*WHAT IS ASKED:* Below are the entries; count the lines in them that contain the word "Apache" and give only the number.

## Start DATA TO USE

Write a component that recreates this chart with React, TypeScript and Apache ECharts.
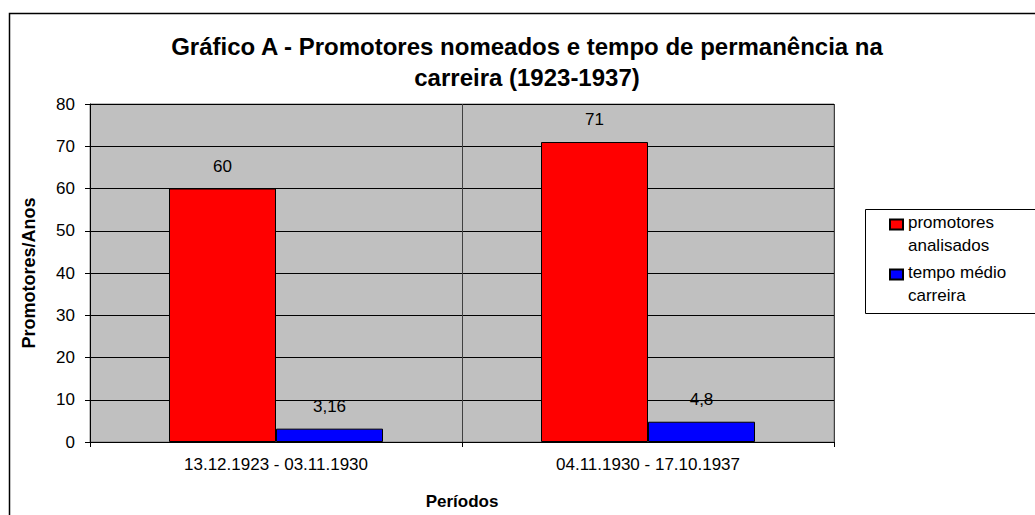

## End DATA TO USE
## Start DATA TO USE

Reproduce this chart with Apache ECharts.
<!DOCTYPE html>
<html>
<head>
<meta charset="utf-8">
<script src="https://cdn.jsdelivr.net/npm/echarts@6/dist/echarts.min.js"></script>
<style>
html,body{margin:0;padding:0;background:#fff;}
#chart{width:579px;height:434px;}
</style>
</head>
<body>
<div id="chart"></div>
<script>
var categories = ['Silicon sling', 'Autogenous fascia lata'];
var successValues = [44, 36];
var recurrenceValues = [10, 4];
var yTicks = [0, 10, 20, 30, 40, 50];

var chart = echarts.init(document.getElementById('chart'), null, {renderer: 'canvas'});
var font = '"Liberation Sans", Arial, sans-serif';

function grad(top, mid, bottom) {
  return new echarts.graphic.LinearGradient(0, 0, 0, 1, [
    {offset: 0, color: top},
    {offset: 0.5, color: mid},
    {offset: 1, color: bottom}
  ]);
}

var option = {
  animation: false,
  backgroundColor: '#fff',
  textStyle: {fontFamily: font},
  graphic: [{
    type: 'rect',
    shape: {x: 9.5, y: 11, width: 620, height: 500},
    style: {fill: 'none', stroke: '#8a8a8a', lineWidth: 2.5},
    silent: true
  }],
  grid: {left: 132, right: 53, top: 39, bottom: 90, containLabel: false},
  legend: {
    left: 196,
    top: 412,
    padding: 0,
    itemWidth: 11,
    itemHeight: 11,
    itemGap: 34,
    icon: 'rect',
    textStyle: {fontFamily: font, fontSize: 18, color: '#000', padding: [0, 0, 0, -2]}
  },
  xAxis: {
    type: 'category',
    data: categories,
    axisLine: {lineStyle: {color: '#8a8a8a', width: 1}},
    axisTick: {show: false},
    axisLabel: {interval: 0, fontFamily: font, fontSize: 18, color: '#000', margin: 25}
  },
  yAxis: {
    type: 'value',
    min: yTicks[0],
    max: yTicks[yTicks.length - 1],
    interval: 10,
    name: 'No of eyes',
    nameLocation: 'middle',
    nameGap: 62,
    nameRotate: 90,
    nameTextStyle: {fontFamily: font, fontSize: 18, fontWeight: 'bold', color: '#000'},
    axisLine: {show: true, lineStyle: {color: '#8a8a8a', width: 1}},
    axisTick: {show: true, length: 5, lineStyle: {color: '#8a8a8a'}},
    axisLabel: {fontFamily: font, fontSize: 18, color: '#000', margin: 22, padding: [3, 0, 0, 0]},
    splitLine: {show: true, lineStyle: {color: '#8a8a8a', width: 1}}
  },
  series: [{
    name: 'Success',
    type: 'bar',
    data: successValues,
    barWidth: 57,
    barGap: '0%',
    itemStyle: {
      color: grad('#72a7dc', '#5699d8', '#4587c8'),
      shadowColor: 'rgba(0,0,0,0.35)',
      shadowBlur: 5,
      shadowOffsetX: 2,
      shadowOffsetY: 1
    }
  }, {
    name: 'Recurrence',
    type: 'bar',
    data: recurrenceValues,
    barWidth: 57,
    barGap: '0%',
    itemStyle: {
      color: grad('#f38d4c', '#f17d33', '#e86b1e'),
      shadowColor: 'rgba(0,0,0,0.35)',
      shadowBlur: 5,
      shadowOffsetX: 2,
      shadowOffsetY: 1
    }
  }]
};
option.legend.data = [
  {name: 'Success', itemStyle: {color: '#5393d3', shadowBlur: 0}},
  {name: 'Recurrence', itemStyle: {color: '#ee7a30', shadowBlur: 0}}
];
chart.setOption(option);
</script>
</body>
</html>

## End DATA TO USE
## Start DATA TO USE

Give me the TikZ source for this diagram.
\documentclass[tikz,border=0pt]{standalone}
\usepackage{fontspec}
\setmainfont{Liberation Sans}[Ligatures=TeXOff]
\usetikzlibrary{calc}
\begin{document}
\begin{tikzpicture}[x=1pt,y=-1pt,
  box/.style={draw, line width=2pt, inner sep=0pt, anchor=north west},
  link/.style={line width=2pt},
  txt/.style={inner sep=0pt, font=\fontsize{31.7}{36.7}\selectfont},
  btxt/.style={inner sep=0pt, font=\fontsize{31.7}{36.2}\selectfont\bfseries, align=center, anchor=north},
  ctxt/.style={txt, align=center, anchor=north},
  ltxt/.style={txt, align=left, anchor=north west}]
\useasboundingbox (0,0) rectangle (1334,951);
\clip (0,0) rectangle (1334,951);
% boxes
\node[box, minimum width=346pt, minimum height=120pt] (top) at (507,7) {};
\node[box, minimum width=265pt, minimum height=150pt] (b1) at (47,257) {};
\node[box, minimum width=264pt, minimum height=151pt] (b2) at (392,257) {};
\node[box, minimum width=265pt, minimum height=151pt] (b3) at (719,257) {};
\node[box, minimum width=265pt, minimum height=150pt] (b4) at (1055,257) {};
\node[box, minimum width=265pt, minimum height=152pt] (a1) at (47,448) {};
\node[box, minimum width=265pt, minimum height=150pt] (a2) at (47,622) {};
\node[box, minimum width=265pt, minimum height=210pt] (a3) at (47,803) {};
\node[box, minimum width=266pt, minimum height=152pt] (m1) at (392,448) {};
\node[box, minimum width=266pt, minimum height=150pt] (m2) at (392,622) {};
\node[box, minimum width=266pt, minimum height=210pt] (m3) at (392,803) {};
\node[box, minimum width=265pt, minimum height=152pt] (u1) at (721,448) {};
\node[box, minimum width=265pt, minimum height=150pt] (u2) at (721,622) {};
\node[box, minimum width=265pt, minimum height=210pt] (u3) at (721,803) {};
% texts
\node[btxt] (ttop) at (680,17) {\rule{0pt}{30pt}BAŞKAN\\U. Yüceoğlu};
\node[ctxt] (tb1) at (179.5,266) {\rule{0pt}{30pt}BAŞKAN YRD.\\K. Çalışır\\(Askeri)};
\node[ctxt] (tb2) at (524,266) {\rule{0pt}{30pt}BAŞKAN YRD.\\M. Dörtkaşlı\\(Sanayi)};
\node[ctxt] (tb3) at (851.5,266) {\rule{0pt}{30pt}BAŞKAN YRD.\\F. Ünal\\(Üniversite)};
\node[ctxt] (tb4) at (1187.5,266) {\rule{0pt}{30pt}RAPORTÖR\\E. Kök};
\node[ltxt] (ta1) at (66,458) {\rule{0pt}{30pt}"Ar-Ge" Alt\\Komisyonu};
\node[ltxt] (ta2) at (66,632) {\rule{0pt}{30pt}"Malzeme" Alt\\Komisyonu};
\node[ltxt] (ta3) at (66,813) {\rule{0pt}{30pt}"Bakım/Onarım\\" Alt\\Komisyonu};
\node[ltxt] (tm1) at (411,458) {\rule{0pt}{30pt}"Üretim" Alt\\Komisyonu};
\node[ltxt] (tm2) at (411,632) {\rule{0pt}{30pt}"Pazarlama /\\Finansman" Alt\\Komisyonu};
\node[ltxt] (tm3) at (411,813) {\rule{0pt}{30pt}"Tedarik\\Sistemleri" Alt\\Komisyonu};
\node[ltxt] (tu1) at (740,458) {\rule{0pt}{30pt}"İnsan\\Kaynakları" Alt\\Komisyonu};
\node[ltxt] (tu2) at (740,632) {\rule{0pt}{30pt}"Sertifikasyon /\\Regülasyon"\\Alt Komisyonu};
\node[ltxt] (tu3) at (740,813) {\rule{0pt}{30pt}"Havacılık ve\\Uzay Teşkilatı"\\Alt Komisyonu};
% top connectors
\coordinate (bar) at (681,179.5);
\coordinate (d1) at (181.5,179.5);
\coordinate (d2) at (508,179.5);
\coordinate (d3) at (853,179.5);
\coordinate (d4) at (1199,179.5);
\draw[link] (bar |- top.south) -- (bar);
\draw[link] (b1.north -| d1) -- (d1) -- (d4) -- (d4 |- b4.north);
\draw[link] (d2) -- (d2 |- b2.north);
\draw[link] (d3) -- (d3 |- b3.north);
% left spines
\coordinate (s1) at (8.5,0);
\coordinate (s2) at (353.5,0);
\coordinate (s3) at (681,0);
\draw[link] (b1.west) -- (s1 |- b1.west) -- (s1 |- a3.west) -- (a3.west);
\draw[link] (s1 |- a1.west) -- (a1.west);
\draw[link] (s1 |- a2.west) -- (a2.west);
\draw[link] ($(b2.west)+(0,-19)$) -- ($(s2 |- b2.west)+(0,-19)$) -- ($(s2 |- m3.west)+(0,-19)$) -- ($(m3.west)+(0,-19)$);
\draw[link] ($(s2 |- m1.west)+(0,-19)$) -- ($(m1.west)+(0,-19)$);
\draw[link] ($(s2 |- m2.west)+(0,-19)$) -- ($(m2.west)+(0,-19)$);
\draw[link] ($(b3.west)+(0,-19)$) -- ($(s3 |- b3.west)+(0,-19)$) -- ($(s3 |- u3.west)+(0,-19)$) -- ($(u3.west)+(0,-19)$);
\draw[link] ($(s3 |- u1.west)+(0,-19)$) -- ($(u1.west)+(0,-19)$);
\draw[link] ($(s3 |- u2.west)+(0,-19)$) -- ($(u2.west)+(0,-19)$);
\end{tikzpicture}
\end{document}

## End DATA TO USE

*SOLUTION:* 2